The problem? A single stream, no matter how good, has its limits. The outcomes are tied to one set of rules, including last-look policies and throttles, which drive a big share of rejects. The broker finds their “simple” solution is now a single point of failure.

The Shift: Embracing Competitive Advantages

The broker decides to make a change. They choose to adopt an aggregation model, not just to add a new tool, but to fundamentally transform their offering. An aggregator consolidates streams from many venues, which are then scored by a Smart Order Router (SOR).

  • Pricing & Depth: Instead of relying on a single price feed, they now have multiple competitive quotes that compress the top-of-book. By combining streams from various venues, they also gain significant depth at size, which improves the quality of large-ticket outcomes and helps to reduce price impact.
  • Fills & Rejections: This is where the true power of aggregation shines. With a Smart Order Router (SOR), the broker can  de-weight or exclude venues with poor fill behavior. They can route away from quotes that are deteriorating, or venues with strict last-look policies. The result? Fewer rejections and higher fill rates, which directly translates to happier, stickier clients and IBs.

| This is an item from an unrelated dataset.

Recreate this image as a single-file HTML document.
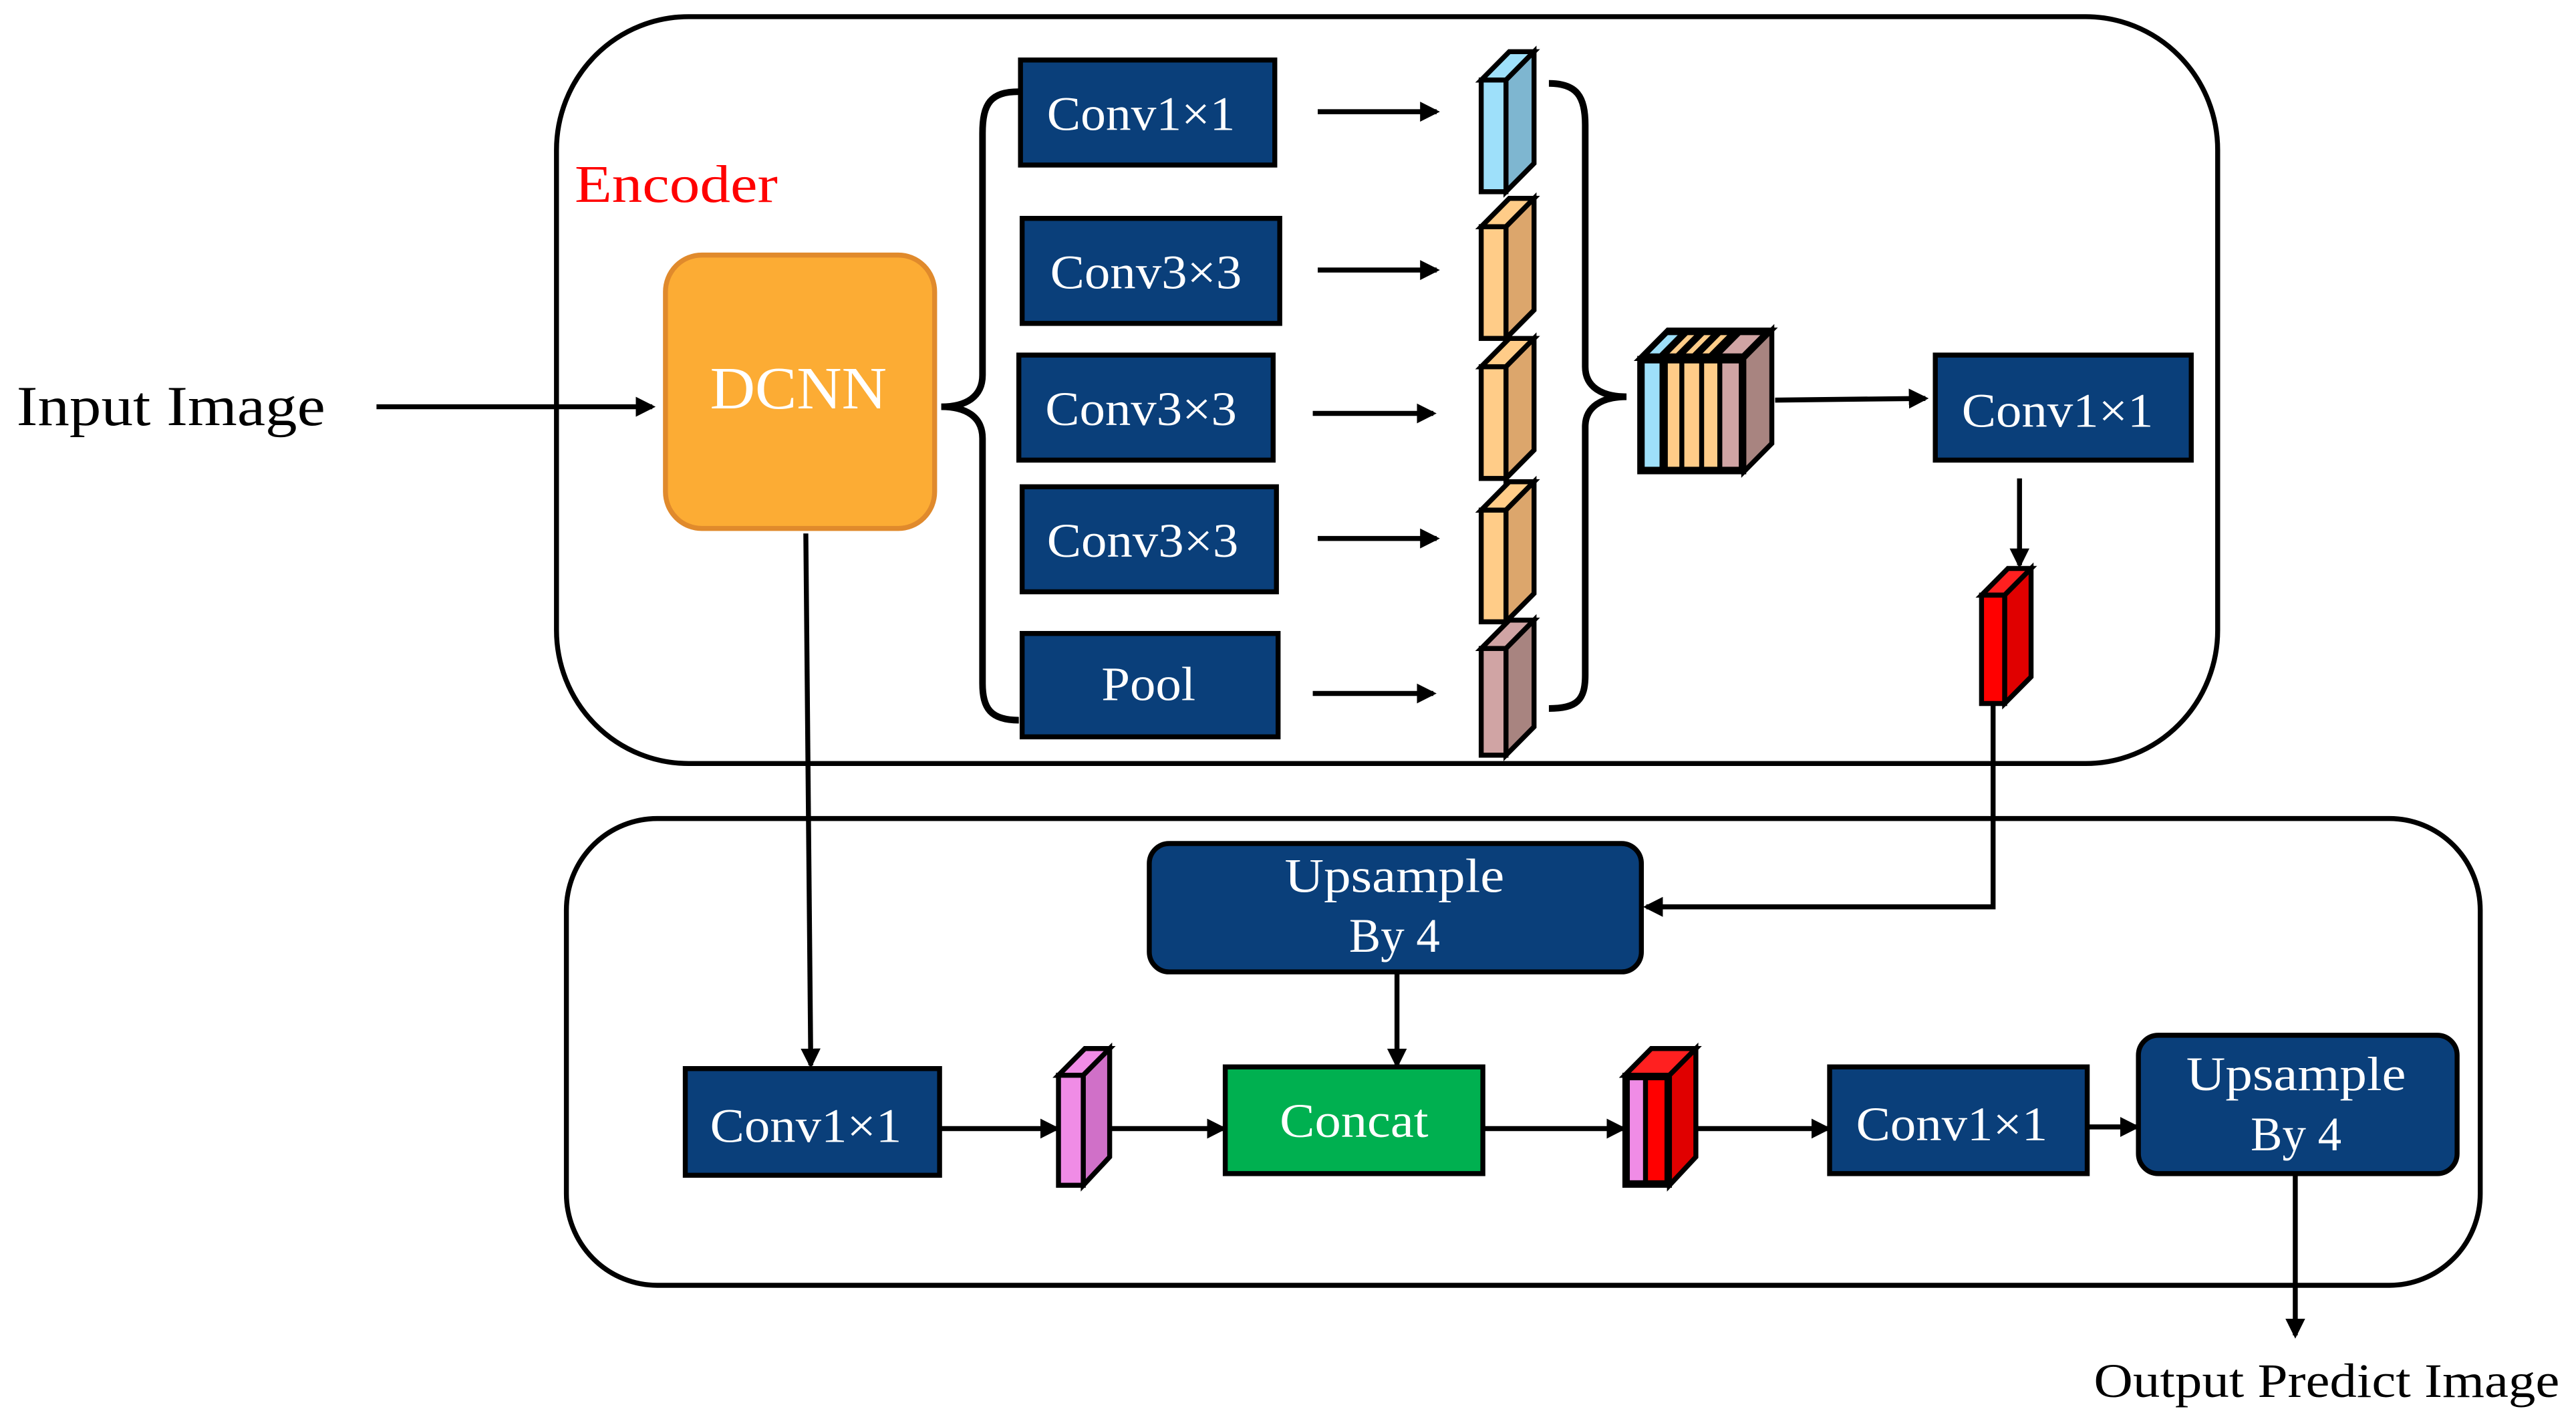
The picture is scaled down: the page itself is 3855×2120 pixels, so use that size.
<!DOCTYPE html>
<html><head><meta charset="utf-8"><style>
html,body{margin:0;padding:0;background:#fff;}
svg{display:block;}
text{font-family:"Liberation Serif",serif;}
</style></head><body>
<svg width="3855" height="2120" viewBox="0 0 1560 850" preserveAspectRatio="none" xmlns="http://www.w3.org/2000/svg">
<defs>
<marker id="ah" markerWidth="12" markerHeight="12" refX="10" refY="6" orient="auto" markerUnits="userSpaceOnUse">
<path d="M0,0 L12,6 L0,12 Z" fill="#000"/>
</marker>
</defs>
<rect x="337" y="10" width="1006" height="448" rx="80" ry="80" fill="none" stroke="#000" stroke-width="3"/>
<rect x="343" y="491" width="1159" height="280" rx="55" ry="55" fill="none" stroke="#000" stroke-width="3"/>
<text x="348" y="121" font-size="32" fill="#FF0000" textLength="123" lengthAdjust="spacingAndGlyphs">Encoder</text>
<text x="10" y="255" font-size="34" fill="#000" textLength="187" lengthAdjust="spacingAndGlyphs">Input Image</text>
<line x1="228" y1="244" x2="395" y2="244" stroke="#000" stroke-width="3" marker-end="url(#ah)"/>
<rect x="403" y="153" width="163" height="164" rx="22" ry="22" fill="#FCAC34" stroke="#E08A2C" stroke-width="3"/>
<text x="430" y="245" font-size="36" fill="#fff" textLength="107" lengthAdjust="spacingAndGlyphs">DCNN</text>
<g fill="#0A3F7A" stroke="#000" stroke-width="3">
<rect x="618" y="36" width="154" height="63"/>
<rect x="619" y="131" width="156" height="63"/>
<rect x="617" y="213" width="154" height="63"/>
<rect x="619" y="292" width="154" height="63"/>
<rect x="619" y="380" width="155" height="62"/>
<rect x="1172" y="213" width="155" height="63"/>
<rect x="415" y="641" width="154" height="64"/>
<rect x="1108" y="640" width="156" height="64"/>
<rect x="696" y="506" width="298" height="77" rx="12" ry="12"/>
<rect x="1295" y="621" width="193" height="83" rx="12" ry="12"/>
</g>
<rect x="742" y="640" width="156" height="64" fill="#00B050" stroke="#000" stroke-width="3"/>
<g font-size="29" fill="#fff">
<text x="634" y="78" textLength="114" lengthAdjust="spacingAndGlyphs">Conv1×1</text>
<text x="636" y="173" textLength="116" lengthAdjust="spacingAndGlyphs">Conv3×3</text>
<text x="633" y="255" textLength="116" lengthAdjust="spacingAndGlyphs">Conv3×3</text>
<text x="634" y="334" textLength="116" lengthAdjust="spacingAndGlyphs">Conv3×3</text>
<text x="667" y="420" textLength="57" lengthAdjust="spacingAndGlyphs">Pool</text>
<text x="1188" y="256" textLength="116" lengthAdjust="spacingAndGlyphs">Conv1×1</text>
<text x="430" y="685" textLength="116" lengthAdjust="spacingAndGlyphs">Conv1×1</text>
<text x="1124" y="684" textLength="116" lengthAdjust="spacingAndGlyphs">Conv1×1</text>
<text x="775" y="682" textLength="90" lengthAdjust="spacingAndGlyphs">Concat</text>
<text x="778" y="535" textLength="133" lengthAdjust="spacingAndGlyphs">Upsample</text>
<text x="817" y="571" textLength="55" lengthAdjust="spacingAndGlyphs">By 4</text>
<text x="1324" y="654" textLength="133" lengthAdjust="spacingAndGlyphs">Upsample</text>
<text x="1363" y="690" textLength="55" lengthAdjust="spacingAndGlyphs">By 4</text>
</g>
<text x="1268" y="838" font-size="29" fill="#000" textLength="282" lengthAdjust="spacingAndGlyphs">Output Predict Image</text>
<path d="M617,55 C600,55 595,62 595,80 L595,225 C595,238 585,244 570,244 C585,244 595,250 595,263 L595,410 C595,425 600,432 617,432" fill="none" stroke="#000" stroke-width="4"/>
<path d="M938,50 C955,50 960,58 960,75 L960,220 C960,232 970,238 985,238 C970,238 960,244 960,256 L960,405 C960,420 955,425 938,425" fill="none" stroke="#000" stroke-width="4"/>
<g stroke="#000" stroke-width="3" marker-end="url(#ah)">
<line x1="798" y1="67" x2="870" y2="67"/>
<line x1="798" y1="162" x2="870" y2="162"/>
<line x1="795" y1="248" x2="868" y2="248"/>
<line x1="798" y1="323" x2="870" y2="323"/>
<line x1="795" y1="416" x2="868" y2="416"/>
<line x1="1075" y1="240" x2="1166" y2="239"/>
<line x1="1223" y1="287" x2="1223" y2="339"/>
<polyline points="1207,423 1207,544 997,544" fill="none"/>
<line x1="846" y1="583" x2="846" y2="639"/>
<line x1="488" y1="320" x2="491" y2="639"/>
<line x1="569" y1="677" x2="640" y2="677"/>
<line x1="672" y1="677" x2="741" y2="677"/>
<line x1="898" y1="677" x2="983" y2="677"/>
<line x1="1027" y1="677" x2="1107" y2="677"/>
<line x1="1264" y1="676" x2="1294" y2="676"/>
<line x1="1390" y1="704" x2="1390" y2="801"/>
</g>
<g stroke="#000" stroke-width="3" stroke-linejoin="miter">
<polygon points="897,48 914,31 929,31 912,48" fill="#9EE0FA"/>
<polygon points="912,48 929,31 929,98 912,115" fill="#7EB6D0"/>
<rect x="897" y="48" width="15" height="67" fill="#9EE0FA"/>
<polygon points="897,136 914,119 929,119 912,136" fill="#FFCC88"/>
<polygon points="912,136 929,119 929,186 912,203" fill="#DCA66C"/>
<rect x="897" y="136" width="15" height="67" fill="#FFCC88"/>
<polygon points="897,220 914,203 929,203 912,220" fill="#FFCC88"/>
<polygon points="912,220 929,203 929,270 912,287" fill="#DCA66C"/>
<rect x="897" y="220" width="15" height="67" fill="#FFCC88"/>
<polygon points="897,306 914,289 929,289 912,306" fill="#FFCC88"/>
<polygon points="912,306 929,289 929,356 912,373" fill="#DCA66C"/>
<rect x="897" y="306" width="15" height="67" fill="#FFCC88"/>
<polygon points="897,389 914,372 929,372 912,389" fill="#D0A4A4"/>
<polygon points="912,389 929,372 929,436 912,453" fill="#A88480"/>
<rect x="897" y="389" width="15" height="64" fill="#D0A4A4"/>
<polygon points="993,215 1010,198 1073,198 1056,215" fill="#000"/>
<polygon points="1056,215 1073,198 1073,266 1056,283" fill="#A88480"/>
<rect x="993" y="215" width="63" height="68" fill="#000"/>
<rect x="996" y="218" width="9" height="62" fill="#9EE0FA" stroke="none"/>
<rect x="1010" y="218" width="7" height="62" fill="#FFCC88" stroke="none"/>
<rect x="1020" y="218" width="9" height="62" fill="#FFCC88" stroke="none"/>
<rect x="1032" y="218" width="8" height="62" fill="#FFCC88" stroke="none"/>
<rect x="1043" y="218" width="10" height="62" fill="#D0A4A4" stroke="none"/>
<polygon points="999,212 1010,201 1016,201 1005,212" fill="#9EE0FA" stroke="none"/>
<polygon points="1011,212 1022,201 1026,201 1015,212" fill="#FFCC88" stroke="none"/>
<polygon points="1021,212 1032,201 1036,201 1025,212" fill="#FFCC88" stroke="none"/>
<polygon points="1031,212 1042,201 1046,201 1035,212" fill="#FFCC88" stroke="none"/>
<polygon points="1043,212 1054,201 1066,201 1055,212" fill="#D0A4A4" stroke="none"/>
<polygon points="1200,357 1216,341 1230,341 1214,357" fill="#FF2020"/>
<polygon points="1214,357 1230,341 1230,406 1214,422" fill="#E00000"/>
<rect x="1200" y="357" width="14" height="65" fill="#FF0000"/>
<polygon points="641,645 657,629 672,629 656,645" fill="#F08CE6"/>
<polygon points="656,645 672,629 672,694 656,711" fill="#D070C8"/>
<rect x="641" y="645" width="15" height="66" fill="#F08CE6"/>
<polygon points="984,645 1000,629 1027,629 1011,645" fill="#FF2020"/>
<polygon points="1011,645 1027,629 1027,694 1011,711" fill="#E00000"/>
<rect x="984" y="645" width="27" height="66" fill="#000"/>
<rect x="987" y="648" width="8" height="60" fill="#F08CE6" stroke="none"/>
<rect x="998" y="648" width="10" height="60" fill="#FF0000" stroke="none"/>
</g>
</svg>
</body></html>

Beyond the Numbers: Reliability and Trust

The transition to aggregation isn’t just about optimizing metrics; it’s about building a more resilient and trustworthy business. With a single LP, the path is stable but vulnerable. An aggregator provides a multi-path system with failover logic that automatically handles timeouts or stale quotes from a venue. This means fewer outages and a more reliable trading environment for clients.

For IBs, this move provides a powerful story. They want a visible improvement in fills and slippage for their VIPs. An aggregated model gives you a stronger narrative to share with them, complete with audit trails and the ability to explain why a specific order routed to a certain venue. The broker can even provide a monthly scorecard to IBs, showing transparently their Fill%, Reject%, and Slippage. This is a stronger narrative for both clients and regulators, aligning with principles of the FX Global Code.

The initial costs of infrastructure and monitoring are higher with an aggregator , but for a scaling broker with VIPs and IBs, the better fills at size, resilience, and compliance story often justifies it. This move is about graduating from a simple setup to a model that can support long-term growth.